------ Source data ------

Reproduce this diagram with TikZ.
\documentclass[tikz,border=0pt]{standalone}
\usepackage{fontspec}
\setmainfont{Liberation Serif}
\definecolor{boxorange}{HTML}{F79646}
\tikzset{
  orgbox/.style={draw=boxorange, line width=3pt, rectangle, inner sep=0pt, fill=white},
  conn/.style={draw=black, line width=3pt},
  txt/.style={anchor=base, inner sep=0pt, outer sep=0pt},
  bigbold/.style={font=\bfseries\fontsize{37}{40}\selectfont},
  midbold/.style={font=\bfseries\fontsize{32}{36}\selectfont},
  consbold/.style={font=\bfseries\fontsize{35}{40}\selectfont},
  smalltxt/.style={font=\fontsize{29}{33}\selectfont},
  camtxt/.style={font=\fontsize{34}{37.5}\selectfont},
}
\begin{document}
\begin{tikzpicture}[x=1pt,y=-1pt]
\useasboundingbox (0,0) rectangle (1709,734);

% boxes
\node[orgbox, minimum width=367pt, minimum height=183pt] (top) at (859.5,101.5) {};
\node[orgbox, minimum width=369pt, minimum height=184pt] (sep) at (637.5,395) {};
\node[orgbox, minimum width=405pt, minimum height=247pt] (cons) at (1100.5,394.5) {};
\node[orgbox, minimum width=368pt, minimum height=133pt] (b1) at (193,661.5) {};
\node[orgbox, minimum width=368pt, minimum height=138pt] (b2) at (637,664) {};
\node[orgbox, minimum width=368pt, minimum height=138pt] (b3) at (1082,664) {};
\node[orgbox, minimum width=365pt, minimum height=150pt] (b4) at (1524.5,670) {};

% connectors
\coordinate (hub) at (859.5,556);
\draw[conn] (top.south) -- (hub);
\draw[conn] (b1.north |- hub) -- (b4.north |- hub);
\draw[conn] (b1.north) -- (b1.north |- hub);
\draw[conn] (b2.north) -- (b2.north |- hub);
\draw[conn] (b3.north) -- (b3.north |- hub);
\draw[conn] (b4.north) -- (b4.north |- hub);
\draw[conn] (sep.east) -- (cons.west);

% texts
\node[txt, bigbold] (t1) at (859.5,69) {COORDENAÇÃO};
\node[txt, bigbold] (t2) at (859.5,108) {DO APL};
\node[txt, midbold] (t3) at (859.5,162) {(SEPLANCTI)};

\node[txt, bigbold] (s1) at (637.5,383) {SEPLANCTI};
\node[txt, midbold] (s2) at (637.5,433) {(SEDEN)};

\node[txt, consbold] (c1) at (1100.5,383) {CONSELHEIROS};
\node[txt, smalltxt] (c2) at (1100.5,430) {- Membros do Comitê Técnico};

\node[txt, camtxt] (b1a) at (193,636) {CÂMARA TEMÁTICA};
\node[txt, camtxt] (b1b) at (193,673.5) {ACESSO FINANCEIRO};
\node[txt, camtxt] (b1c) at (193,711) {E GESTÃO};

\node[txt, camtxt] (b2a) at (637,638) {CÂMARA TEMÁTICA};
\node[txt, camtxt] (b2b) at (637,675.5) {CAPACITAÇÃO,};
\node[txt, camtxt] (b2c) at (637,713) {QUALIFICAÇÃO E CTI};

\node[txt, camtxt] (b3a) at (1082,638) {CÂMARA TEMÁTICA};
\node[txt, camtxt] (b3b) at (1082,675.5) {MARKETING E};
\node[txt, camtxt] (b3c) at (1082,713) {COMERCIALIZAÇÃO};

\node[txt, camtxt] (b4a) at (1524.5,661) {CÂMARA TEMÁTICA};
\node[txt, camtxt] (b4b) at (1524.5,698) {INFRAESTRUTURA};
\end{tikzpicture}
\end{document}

------

* [Problem requirements] Write out the entire listing exactly.

* [Answer for this exercise]
Reproduce this diagram with TikZ.
\documentclass[tikz,border=0pt]{standalone}
\usepackage{fontspec}
\setmainfont{Liberation Serif}
\definecolor{boxorange}{HTML}{F79646}
\tikzset{
  orgbox/.style={draw=boxorange, line width=3pt, rectangle, inner sep=0pt, fill=white},
  conn/.style={draw=black, line width=3pt},
  txt/.style={anchor=base, inner sep=0pt, outer sep=0pt},
  bigbold/.style={font=\bfseries\fontsize{37}{40}\selectfont},
  midbold/.style={font=\bfseries\fontsize{32}{36}\selectfont},
  consbold/.style={font=\bfseries\fontsize{35}{40}\selectfont},
  smalltxt/.style={font=\fontsize{29}{33}\selectfont},
  camtxt/.style={font=\fontsize{34}{37.5}\selectfont},
}
\begin{document}
\begin{tikzpicture}[x=1pt,y=-1pt]
\useasboundingbox (0,0) rectangle (1709,734);

% boxes
\node[orgbox, minimum width=367pt, minimum height=183pt] (top) at (859.5,101.5) {};
\node[orgbox, minimum width=369pt, minimum height=184pt] (sep) at (637.5,395) {};
\node[orgbox, minimum width=405pt, minimum height=247pt] (cons) at (1100.5,394.5) {};
\node[orgbox, minimum width=368pt, minimum height=133pt] (b1) at (193,661.5) {};
\node[orgbox, minimum width=368pt, minimum height=138pt] (b2) at (637,664) {};
\node[orgbox, minimum width=368pt, minimum height=138pt] (b3) at (1082,664) {};
\node[orgbox, minimum width=365pt, minimum height=150pt] (b4) at (1524.5,670) {};

% connectors
\coordinate (hub) at (859.5,556);
\draw[conn] (top.south) -- (hub);
\draw[conn] (b1.north |- hub) -- (b4.north |- hub);
\draw[conn] (b1.north) -- (b1.north |- hub);
\draw[conn] (b2.north) -- (b2.north |- hub);
\draw[conn] (b3.north) -- (b3.north |- hub);
\draw[conn] (b4.north) -- (b4.north |- hub);
\draw[conn] (sep.east) -- (cons.west);

% texts
\node[txt, bigbold] (t1) at (859.5,69) {COORDENAÇÃO};
\node[txt, bigbold] (t2) at (859.5,108) {DO APL};
\node[txt, midbold] (t3) at (859.5,162) {(SEPLANCTI)};

\node[txt, bigbold] (s1) at (637.5,383) {SEPLANCTI};
\node[txt, midbold] (s2) at (637.5,433) {(SEDEN)};

\node[txt, consbold] (c1) at (1100.5,383) {CONSELHEIROS};
\node[txt, smalltxt] (c2) at (1100.5,430) {- Membros do Comitê Técnico};

\node[txt, camtxt] (b1a) at (193,636) {CÂMARA TEMÁTICA};
\node[txt, camtxt] (b1b) at (193,673.5) {ACESSO FINANCEIRO};
\node[txt, camtxt] (b1c) at (193,711) {E GESTÃO};

\node[txt, camtxt] (b2a) at (637,638) {CÂMARA TEMÁTICA};
\node[txt, camtxt] (b2b) at (637,675.5) {CAPACITAÇÃO,};
\node[txt, camtxt] (b2c) at (637,713) {QUALIFICAÇÃO E CTI};

\node[txt, camtxt] (b3a) at (1082,638) {CÂMARA TEMÁTICA};
\node[txt, camtxt] (b3b) at (1082,675.5) {MARKETING E};
\node[txt, camtxt] (b3c) at (1082,713) {COMERCIALIZAÇÃO};

\node[txt, camtxt] (b4a) at (1524.5,661) {CÂMARA TEMÁTICA};
\node[txt, camtxt] (b4b) at (1524.5,698) {INFRAESTRUTURA};
\end{tikzpicture}
\end{document}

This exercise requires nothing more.